The permit to operate is dependent on a number of conditions, the DEA said.
"Commissioning can only take place when at least one of the pipelines has been tested, verified and when relevant conditions in the construction permit and the operations permit have been met," it said.
A little over 150 km of Nord Stream 2 remains to be laid in Danish and German waters, but it remains unclear how and when the pipeline will be completed.
"We are still considering different options for the resumptions of the pipelay and will inform about our plans in due time," a spokesman for Nord Stream 2 told S&P Global Platts Oct. 1, confirming that it had received the operations permit for the pipeline section traversing the Danish Exclusive Economic Zone.

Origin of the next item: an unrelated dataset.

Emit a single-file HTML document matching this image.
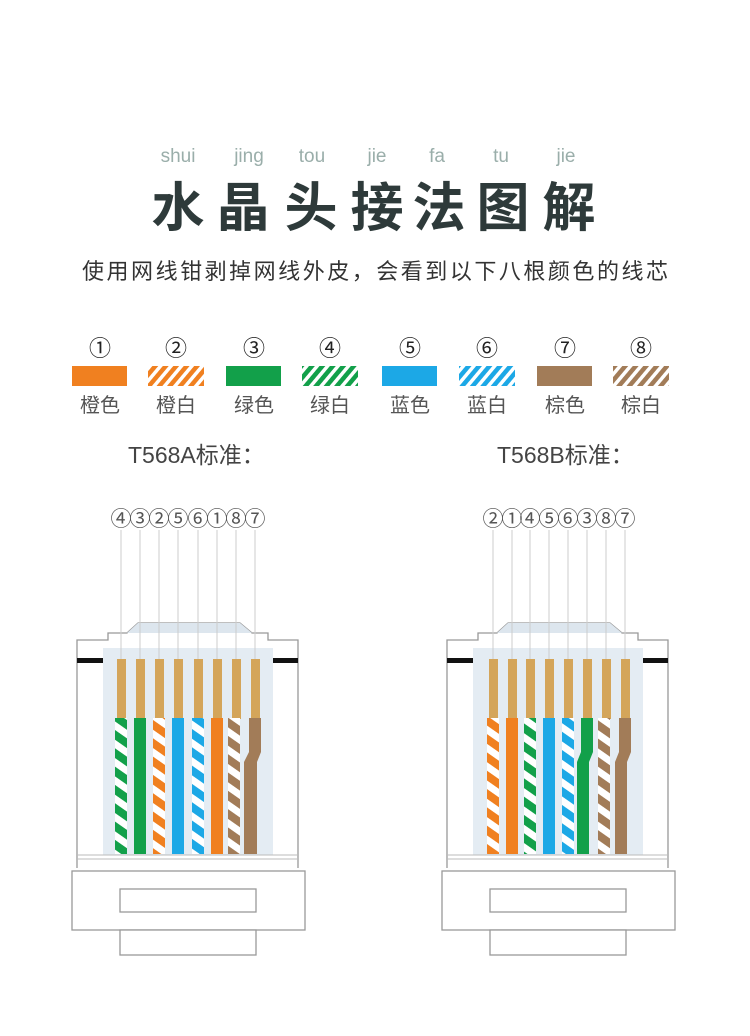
<!DOCTYPE html>
<html><head><meta charset="utf-8"><style>
html,body{margin:0;padding:0;background:#fff;}
svg{display:block;}
text{font-family:"Liberation Sans","Noto Sans CJK SC",sans-serif;}
</style></head><body>
<svg width="750" height="1036" viewBox="0 0 750 1036" xmlns="http://www.w3.org/2000/svg">
<defs>
<pattern id="pO" width="8" height="8" patternUnits="userSpaceOnUse" patternTransform="rotate(40)"><rect width="8" height="8" fill="#fff"/><rect width="4.5" height="8" fill="#f08020"/></pattern>
<pattern id="pG" width="8" height="8" patternUnits="userSpaceOnUse" patternTransform="rotate(40)"><rect width="8" height="8" fill="#fff"/><rect width="4.5" height="8" fill="#12a04a"/></pattern>
<pattern id="pB" width="8" height="8" patternUnits="userSpaceOnUse" patternTransform="rotate(40)"><rect width="8" height="8" fill="#fff"/><rect width="4.5" height="8" fill="#1ca8e6"/></pattern>
<pattern id="pN" width="8" height="8" patternUnits="userSpaceOnUse" patternTransform="rotate(40)"><rect width="8" height="8" fill="#fff"/><rect width="4.5" height="8" fill="#a27c58"/></pattern>
<pattern id="wO" width="15" height="15" patternUnits="userSpaceOnUse" patternTransform="rotate(-55)"><rect width="15" height="15" fill="#fff"/><rect width="8" height="15" fill="#f08020"/></pattern>
<pattern id="wG" width="15" height="15" patternUnits="userSpaceOnUse" patternTransform="rotate(-55)"><rect width="15" height="15" fill="#fff"/><rect width="8" height="15" fill="#12a04a"/></pattern>
<pattern id="wB" width="15" height="15" patternUnits="userSpaceOnUse" patternTransform="rotate(-55)"><rect width="15" height="15" fill="#fff"/><rect width="8" height="15" fill="#1ca8e6"/></pattern>
<pattern id="wN" width="15" height="15" patternUnits="userSpaceOnUse" patternTransform="rotate(-55)"><rect width="15" height="15" fill="#fff"/><rect width="8" height="15" fill="#a27c58"/></pattern>
<g id="conn">
  <path d="M77,868 L77,640 L108,640 L108,633 L127,633 L138,623 L240,623 L252,633 L268,633 L268,640 L298,640 L298,868" fill="#fff" stroke="#999" stroke-width="1.3"/>
  <path d="M127,633 L138,623 L240,623 L252,633 Z" fill="#dde6ee"/>
  <rect x="103" y="648" width="170" height="207" fill="#e4ecf3"/>
  <rect x="77" y="658" width="26" height="5" fill="#111"/>
  <rect x="273" y="658" width="25" height="5" fill="#111"/>
  <line x1="77" y1="855" x2="298" y2="855" stroke="#bbb"/>
  <line x1="77" y1="859" x2="298" y2="859" stroke="#bbb"/>
  <rect x="72" y="871" width="233" height="59" fill="#fff" stroke="#999" stroke-width="1.3"/>
  <rect x="120" y="889" width="136" height="23" fill="#fff" stroke="#999" stroke-width="1.3"/>
  <rect x="120" y="930" width="136" height="25" fill="#fff" stroke="#999" stroke-width="1.3"/>
</g>
</defs>

<g font-size="19" fill="#9aaeaa" text-anchor="middle">
<text x="178" y="162">shui</text><text x="249" y="162">jing</text><text x="312" y="162">tou</text><text x="377" y="162">jie</text><text x="437" y="162">fa</text><text x="501" y="162">tu</text><text x="566" y="162">jie</text>
</g>
<g font-size="53" font-weight="bold" fill="#2e3a3a" text-anchor="middle">
<text x="178" y="226">水</text><text x="243" y="226">晶</text><text x="311" y="226">头</text><text x="377" y="226">接</text><text x="439" y="226">法</text><text x="503" y="226">图</text><text x="569" y="226">解</text>
</g>
<text x="375" y="279" font-size="22" fill="#333" text-anchor="middle" textLength="586">使用网线钳剥掉网线外皮，会看到以下八根颜色的线芯</text>

<g font-size="22" fill="#222" text-anchor="middle">
<text x="100" y="356">①</text><text x="176" y="356">②</text><text x="254" y="356">③</text><text x="330" y="356">④</text><text x="410" y="356">⑤</text><text x="487" y="356">⑥</text><text x="565" y="356">⑦</text><text x="641" y="356">⑧</text>
</g>
<rect x="72" y="366" width="55" height="20" fill="#f08020"/>
<rect x="148" y="366" width="56" height="20" fill="url(#pO)"/>
<rect x="226" y="366" width="55" height="20" fill="#12a04a"/>
<rect x="302" y="366" width="56" height="20" fill="url(#pG)"/>
<rect x="382" y="366" width="55" height="20" fill="#1ca8e6"/>
<rect x="459" y="366" width="56" height="20" fill="url(#pB)"/>
<rect x="537" y="366" width="55" height="20" fill="#a27c58"/>
<rect x="613" y="366" width="56" height="20" fill="url(#pN)"/>
<g font-size="20" fill="#555" text-anchor="middle">
<text x="100" y="412">橙色</text><text x="176" y="412">橙白</text><text x="254" y="412">绿色</text><text x="330" y="412">绿白</text><text x="410" y="412">蓝色</text><text x="487" y="412">蓝白</text><text x="565" y="412">棕色</text><text x="641" y="412">棕白</text>
</g>

<text x="128" y="463" font-size="23" fill="#444">T568A标准：</text>
<text x="497" y="463" font-size="23" fill="#444">T568B标准：</text>

<use href="#conn"/>
<g stroke="#ccc" stroke-width="1">
<line x1="121" y1="530" x2="121" y2="660"/><line x1="140" y1="530" x2="140" y2="660"/><line x1="159" y1="530" x2="159" y2="660"/><line x1="178" y1="530" x2="178" y2="660"/><line x1="198" y1="530" x2="198" y2="660"/><line x1="217" y1="530" x2="217" y2="660"/><line x1="236" y1="530" x2="236" y2="660"/><line x1="255" y1="530" x2="255" y2="660"/>
</g>
<g font-size="21" fill="#555" text-anchor="middle">
<text x="121" y="526">④</text><text x="140" y="526">③</text><text x="159" y="526">②</text><text x="178" y="526">⑤</text><text x="198" y="526">⑥</text><text x="217" y="526">①</text><text x="236" y="526">⑧</text><text x="255" y="526">⑦</text>
</g>
<g fill="#d4a55a">
<rect x="117" y="659" width="9" height="60"/><rect x="136" y="659" width="9" height="60"/><rect x="155" y="659" width="9" height="60"/><rect x="174" y="659" width="9" height="60"/><rect x="194" y="659" width="9" height="60"/><rect x="213" y="659" width="9" height="60"/><rect x="232" y="659" width="9" height="60"/><rect x="251" y="659" width="9" height="60"/>
</g>
<rect x="115" y="718" width="12" height="136" fill="url(#wG)"/>
<rect x="134" y="718" width="12" height="136" fill="#12a04a"/>
<rect x="153" y="718" width="12" height="136" fill="url(#wO)"/>
<rect x="172" y="718" width="12" height="136" fill="#1ca8e6"/>
<rect x="192" y="718" width="12" height="136" fill="url(#wB)"/>
<rect x="211" y="718" width="12" height="136" fill="#f08020"/>
<rect x="228" y="718" width="12" height="136" fill="url(#wN)"/>
<path d="M249,718 L261,718 L261,752 L257,762 L257,854 L244,854 L244,762 L249,752 Z" fill="#a27c58"/>

<use href="#conn" x="370"/>
<g stroke="#ccc" stroke-width="1">
<line x1="493" y1="530" x2="493" y2="660"/><line x1="512" y1="530" x2="512" y2="660"/><line x1="530" y1="530" x2="530" y2="660"/><line x1="549" y1="530" x2="549" y2="660"/><line x1="568" y1="530" x2="568" y2="660"/><line x1="587" y1="530" x2="587" y2="660"/><line x1="606" y1="530" x2="606" y2="660"/><line x1="625" y1="530" x2="625" y2="660"/>
</g>
<g font-size="21" fill="#555" text-anchor="middle">
<text x="493" y="526">②</text><text x="512" y="526">①</text><text x="530" y="526">④</text><text x="549" y="526">⑤</text><text x="568" y="526">⑥</text><text x="587" y="526">③</text><text x="606" y="526">⑧</text><text x="625" y="526">⑦</text>
</g>
<g fill="#d4a55a">
<rect x="489" y="659" width="9" height="60"/><rect x="508" y="659" width="9" height="60"/><rect x="526" y="659" width="9" height="60"/><rect x="545" y="659" width="9" height="60"/><rect x="564" y="659" width="9" height="60"/><rect x="583" y="659" width="9" height="60"/><rect x="602" y="659" width="9" height="60"/><rect x="621" y="659" width="9" height="60"/>
</g>
<rect x="487" y="718" width="12" height="136" fill="url(#wO)"/>
<rect x="506" y="718" width="12" height="136" fill="#f08020"/>
<rect x="524" y="718" width="12" height="136" fill="url(#wG)"/>
<rect x="543" y="718" width="12" height="136" fill="#1ca8e6"/>
<rect x="562" y="718" width="12" height="136" fill="url(#wB)"/>
<path d="M581,718 L593,718 L593,752 L589,762 L589,854 L577,854 L577,762 L581,752 Z" fill="#12a04a"/>
<rect x="598" y="718" width="12" height="136" fill="url(#wN)"/>
<path d="M619,718 L631,718 L631,752 L627,762 L627,854 L615,854 L615,762 L619,752 Z" fill="#a27c58"/>
</svg>
</body></html>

The permit to operate is a necessary step before Nord Stream 2 can begin to flow gas, but while the pipeline is incomplete does not mean the project is any closer to starting up.
The DEA said the permit was subject to conditions from the construction permit from October last year being maintained "to the extent that they are relevant in relation to the operating permit or have not yet been met."
It added that anyone with "significant and individual interest" in the decision can appeal in writing to the Danish Energy Board of Appeal.
Complaints must be submitted in writing within four weeks from the time the decision is made public.
Nord Stream 2 -- which would double the capacity of the gas corridor via the Baltic Sea to Germany to 110 Bcm/year -- was originally meant to start up by the end of 2019 and would reduce the need for Russia to use Ukraine as a transit country for gas supply to Europe.
It has provoked strong international opposition and it was the threat of US sanctions against pipelaying companies that forced work to be suspended in December last year.
The poisoning of Russian opposition politician Alexei Navalny in August has also triggered renewed calls for Germany to halt Nord Stream 2.
While the political debate continues to intensify, there is no indication work to resume pipelaying is close.
The pipelaying vessel expected to carry out the work, the Akademik Cherskiy, remains in the German port of Mukran.
Other vessels -- considered as potential support vessels -- have come and gone from the port, including the Ivan Sidorenko.